[Request] Output the entries below exactly as written, omitting pictures.

***** Exercise input

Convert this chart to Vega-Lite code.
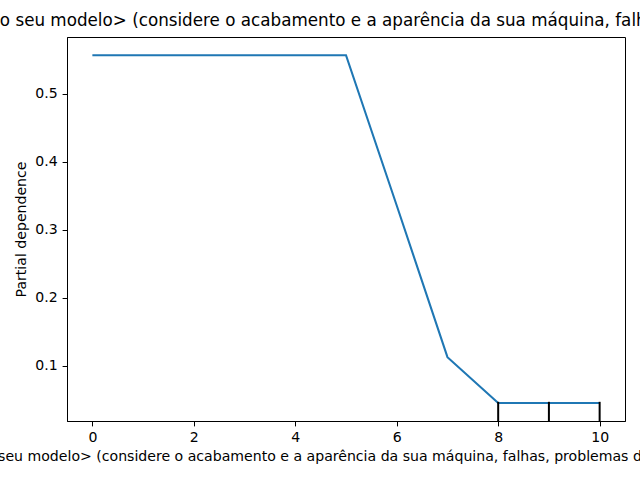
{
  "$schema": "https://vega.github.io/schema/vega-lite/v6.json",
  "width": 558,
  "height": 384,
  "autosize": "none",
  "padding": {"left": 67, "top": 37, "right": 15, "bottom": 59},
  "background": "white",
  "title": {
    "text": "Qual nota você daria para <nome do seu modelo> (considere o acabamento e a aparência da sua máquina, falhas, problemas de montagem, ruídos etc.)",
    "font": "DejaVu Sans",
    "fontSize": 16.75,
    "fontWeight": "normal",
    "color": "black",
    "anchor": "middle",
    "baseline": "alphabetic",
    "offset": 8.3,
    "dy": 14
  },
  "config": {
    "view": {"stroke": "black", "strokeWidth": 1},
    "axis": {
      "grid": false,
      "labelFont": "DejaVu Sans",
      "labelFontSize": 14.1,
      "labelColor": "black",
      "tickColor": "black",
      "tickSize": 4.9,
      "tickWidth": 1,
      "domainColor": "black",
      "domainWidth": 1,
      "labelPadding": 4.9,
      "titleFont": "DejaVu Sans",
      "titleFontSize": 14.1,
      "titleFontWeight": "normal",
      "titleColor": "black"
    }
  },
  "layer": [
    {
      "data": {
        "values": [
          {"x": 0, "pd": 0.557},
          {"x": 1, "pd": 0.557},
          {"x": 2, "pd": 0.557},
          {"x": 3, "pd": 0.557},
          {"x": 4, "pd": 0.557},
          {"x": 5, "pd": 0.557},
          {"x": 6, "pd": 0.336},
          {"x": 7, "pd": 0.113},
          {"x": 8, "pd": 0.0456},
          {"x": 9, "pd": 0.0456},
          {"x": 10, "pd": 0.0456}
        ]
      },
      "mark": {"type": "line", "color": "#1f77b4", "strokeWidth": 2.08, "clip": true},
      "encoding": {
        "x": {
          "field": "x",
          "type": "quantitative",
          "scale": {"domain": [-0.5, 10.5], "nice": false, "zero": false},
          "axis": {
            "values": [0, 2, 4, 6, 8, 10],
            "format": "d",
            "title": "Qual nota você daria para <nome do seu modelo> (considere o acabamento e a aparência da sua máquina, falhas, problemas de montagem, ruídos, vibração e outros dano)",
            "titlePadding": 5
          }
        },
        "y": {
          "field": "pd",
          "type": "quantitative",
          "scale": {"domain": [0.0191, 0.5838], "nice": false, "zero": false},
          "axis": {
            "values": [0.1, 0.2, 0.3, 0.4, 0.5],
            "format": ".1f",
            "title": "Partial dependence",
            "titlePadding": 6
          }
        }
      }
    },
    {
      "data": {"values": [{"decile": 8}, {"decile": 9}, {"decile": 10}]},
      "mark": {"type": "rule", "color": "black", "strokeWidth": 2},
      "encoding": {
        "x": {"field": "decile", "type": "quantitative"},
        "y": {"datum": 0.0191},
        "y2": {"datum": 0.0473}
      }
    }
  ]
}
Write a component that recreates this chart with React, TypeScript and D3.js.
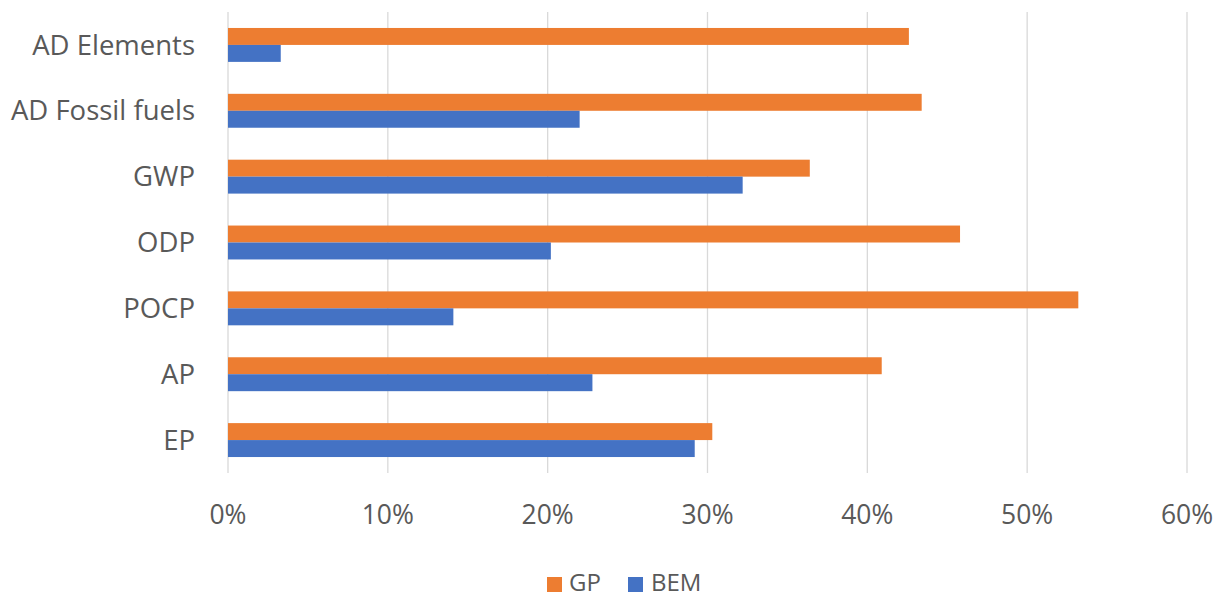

**********

[Solution]
Convert this chart to Vega-Lite code.
{
  "$schema": "https://vega.github.io/schema/vega-lite/v6.json",
  "width": 558,
  "height": 384,
  "autosize": "none",
  "padding": {"left": 67, "top": 37, "right": 15, "bottom": 59},
  "background": "white",
  "title": {
    "text": "Qual nota você daria para <nome do seu modelo> (considere o acabamento e a aparência da sua máquina, falhas, problemas de montagem, ruídos etc.)",
    "font": "DejaVu Sans",
    "fontSize": 16.75,
    "fontWeight": "normal",
    "color": "black",
    "anchor": "middle",
    "baseline": "alphabetic",
    "offset": 8.3,
    "dy": 14
  },
  "config": {
    "view": {"stroke": "black", "strokeWidth": 1},
    "axis": {
      "grid": false,
      "labelFont": "DejaVu Sans",
      "labelFontSize": 14.1,
      "labelColor": "black",
      "tickColor": "black",
      "tickSize": 4.9,
      "tickWidth": 1,
      "domainColor": "black",
      "domainWidth": 1,
      "labelPadding": 4.9,
      "titleFont": "DejaVu Sans",
      "titleFontSize": 14.1,
      "titleFontWeight": "normal",
      "titleColor": "black"
    }
  },
  "layer": [
    {
      "data": {
        "values": [
          {"x": 0, "pd": 0.557},
          {"x": 1, "pd": 0.557},
          {"x": 2, "pd": 0.557},
          {"x": 3, "pd": 0.557},
          {"x": 4, "pd": 0.557},
          {"x": 5, "pd": 0.557},
          {"x": 6, "pd": 0.336},
          {"x": 7, "pd": 0.113},
          {"x": 8, "pd": 0.0456},
          {"x": 9, "pd": 0.0456},
          {"x": 10, "pd": 0.0456}
        ]
      },
      "mark": {"type": "line", "color": "#1f77b4", "strokeWidth": 2.08, "clip": true},
      "encoding": {
        "x": {
          "field": "x",
          "type": "quantitative",
          "scale": {"domain": [-0.5, 10.5], "nice": false, "zero": false},
          "axis": {
            "values": [0, 2, 4, 6, 8, 10],
            "format": "d",
            "title": "Qual nota você daria para <nome do seu modelo> (considere o acabamento e a aparência da sua máquina, falhas, problemas de montagem, ruídos, vibração e outros dano)",
            "titlePadding": 5
          }
        },
        "y": {
          "field": "pd",
          "type": "quantitative",
          "scale": {"domain": [0.0191, 0.5838], "nice": false, "zero": false},
          "axis": {
            "values": [0.1, 0.2, 0.3, 0.4, 0.5],
            "format": ".1f",
            "title": "Partial dependence",
            "titlePadding": 6
          }
        }
      }
    },
    {
      "data": {"values": [{"decile": 8}, {"decile": 9}, {"decile": 10}]},
      "mark": {"type": "rule", "color": "black", "strokeWidth": 2},
      "encoding": {
        "x": {"field": "decile", "type": "quantitative"},
        "y": {"datum": 0.0191},
        "y2": {"datum": 0.0473}
      }
    }
  ]
}
Write a component that recreates this chart with React, TypeScript and D3.js.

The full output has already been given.